I ended up driving 30 minutes to a smaller theater complex where they were showing both 2D and 3D. It was worth it to not have to wear those Bono fly glasses for 3 hours. I still got a headache, but it would have been a migraine with the 3D.
ETA: Theaters should really have some sort of way you can test drive the 3D for a minute so you can tell how comfortable your experience will be.

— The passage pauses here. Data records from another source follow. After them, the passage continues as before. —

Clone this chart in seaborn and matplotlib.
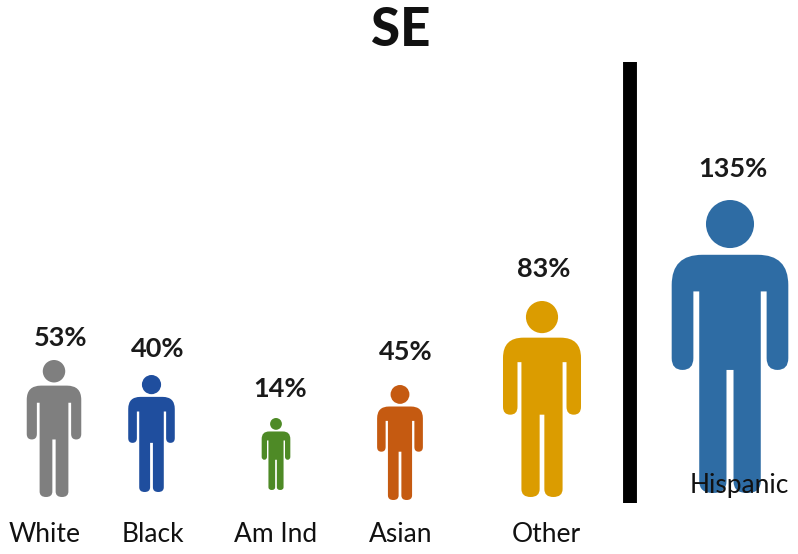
import matplotlib
matplotlib.use('Agg')
import matplotlib.pyplot as plt
from matplotlib.path import Path
import seaborn as sns
import pandas as pd

# data
groups = ['White', 'Black', 'Am Ind', 'Asian', 'Other', 'Hispanic']
percents = [53, 40, 14, 45, 83, 135]
colors = ['#7f7f7f', '#1f4e9e', '#4e8a26', '#c55a11', '#db9c00', '#2e6ca4']

# layout, all in reference pixels
icon_x = [54, 151.5, 276, 400, 542, 730]
icon_feet = [497, 492, 490, 500, 497, 493]
icon_height = [137, 117, 72, 115, 196, 293]
pct_pos = [(61, 338), (158, 349), (280, 389), (406, 352), (544, 269), (733, 169)]
name_pos = [(45, 535), (153, 535), (276, 535), (401, 535), (546, 535), (739, 486)]

sns.set_theme(style='white')
plt.rcParams['font.family'] = ['Lato', 'DejaVu Sans']


def person_marker():
    # origin at the feet, height 1, so the marker stands on its y value
    M, L, C = Path.MOVETO, Path.LINETO, Path.CURVE3
    half = [
        ((0.012, 0.42), L), ((0.012, 0.04), L),
        ((0.012, 0.0), C), ((0.058, 0.0), C),
        ((0.105, 0.0), C), ((0.105, 0.04), C),
        ((0.105, 0.688), L), ((0.125, 0.688), L), ((0.125, 0.46), L),
        ((0.125, 0.42), C), ((0.162, 0.42), C),
        ((0.199, 0.42), C), ((0.199, 0.46), C),
        ((0.199, 0.71), L),
        ((0.199, 0.813), C), ((0.095, 0.813), C),
        ((0.0, 0.813), L),
    ]
    verts = [(0.0, 0.42)]
    codes = [M]
    for v, c in half:
        verts.append(v)
        codes.append(c)
    # mirror the right side back down to the crotch
    for i in range(len(half) - 2, -1, -1):
        x, y = half[i][0]
        verts.append((-x, y))
        codes.append(half[i + 1][1])
    verts.append((0.0, 0.42))
    codes.append(L)
    body = Path(verts, codes)
    head = Path.circle((0.0, 0.918), 0.082)
    return Path.make_compound_path(body, head)


df = pd.DataFrame({'group': groups, 'x': icon_x, 'y': icon_feet})
# scatter scales a path marker so that height 1 is 0.5*sqrt(s) points
sizes = {g: (2 * h * 0.72) ** 2 for g, h in zip(groups, icon_height)}

fig = plt.figure(figsize=(7.98, 5.54), dpi=100)
ax = fig.add_axes([0, 0, 1, 1])

sns.scatterplot(data=df, x='x', y='y', hue='group', size='group',
                palette=dict(zip(groups, colors)), sizes=sizes,
                marker=person_marker(), linewidth=0, legend=False, ax=ax)

ax.set_xlim(0, 798)
ax.set_ylim(554, 0)
ax.axis('off')

ax.vlines(630, 62, 503, color='black', linewidth=10)

ax.text(401, 31, 'SE', ha='center', va='center', fontsize=38, fontweight=900,
        color='#111111')

for p, (x, y) in zip(percents, pct_pos):
    ax.text(x, y, f'{p}%', ha='center', va='center', fontsize=19.5, fontweight='bold',
            color='#1a1a1a')

for g, (x, y) in zip(groups, name_pos):
    ax.text(x, y, g, ha='center', va='center', fontsize=19, color='#111111')

fig.savefig('out.png', dpi=100)
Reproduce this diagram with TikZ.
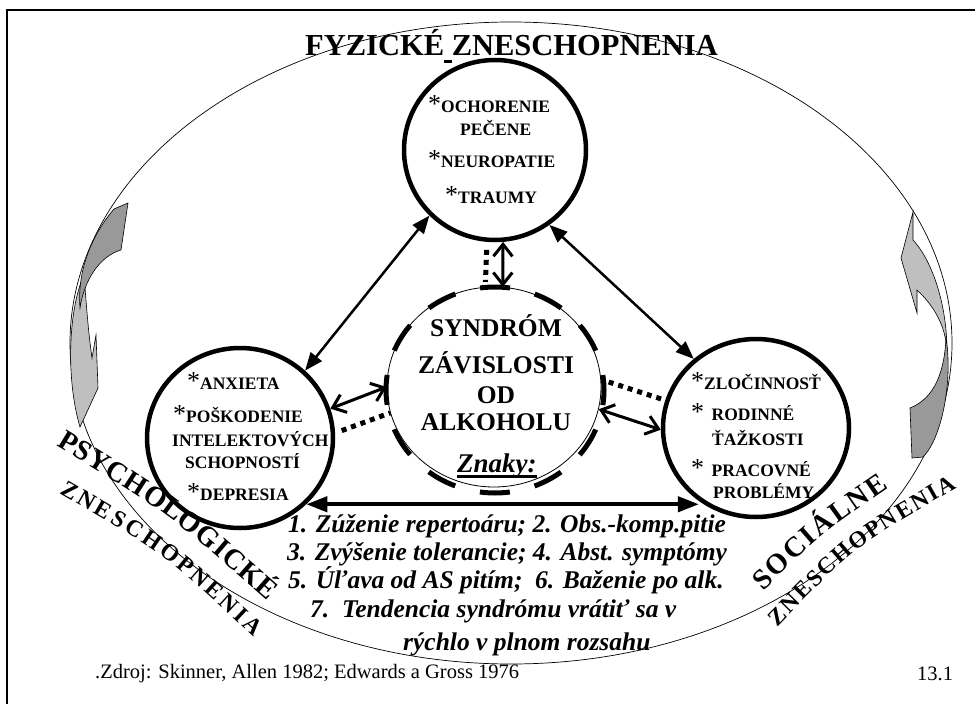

The previews are mostly in 3-D plus there is a little demonstation beforehand of a few seconds. Or do you mean a way you can test drive and them give you a refund if you’re not comfortable? Theatres give refunds just because the movie stinks if the customer complains enough, I’m sure they will give you a refund if the 3-D give you issues during the previews and you say you didn’t know beforehand. offer void where managers are acting like jerks
It seems pretty obvious to me that 3-D is the direction that movie theatres will be going just to survive. With more and more people being able to watch Blu-Ray or other types of HD movies at home on big-screen TVs or personal home theatres, and with the consumer in the near future being able to watch any number of movies “instantly” (by ordering it online), the movie theatre has to offer something that you can’t get at home, and 3-D is one of those things.
Well yeah (though obfusciatrist is meant to mean the opposite of that, not obfuscaterer), but I don’t have a problem with 3D (other than that for most movies it doesn’t really add anything of value, though it definitely did for Avatar).
Though I went to a presentation earlier this year from Jeffrey Katzenberg promoting the wonderful future of 3D (he quite seriously said that he thinks eventually all movies will be done in 3D) and he talked about a tour he did of a major eyeglasses manufacturer that had done a prototype of sunglasses that were those kind that go clear indoors. And the lenses were polarized for 3D movies so people would be able to have just their own pair of 3D sunglasses.
If 3D really does become ubiquitous then that’ll be nifty for people who like me that see tons of movies in the theaer.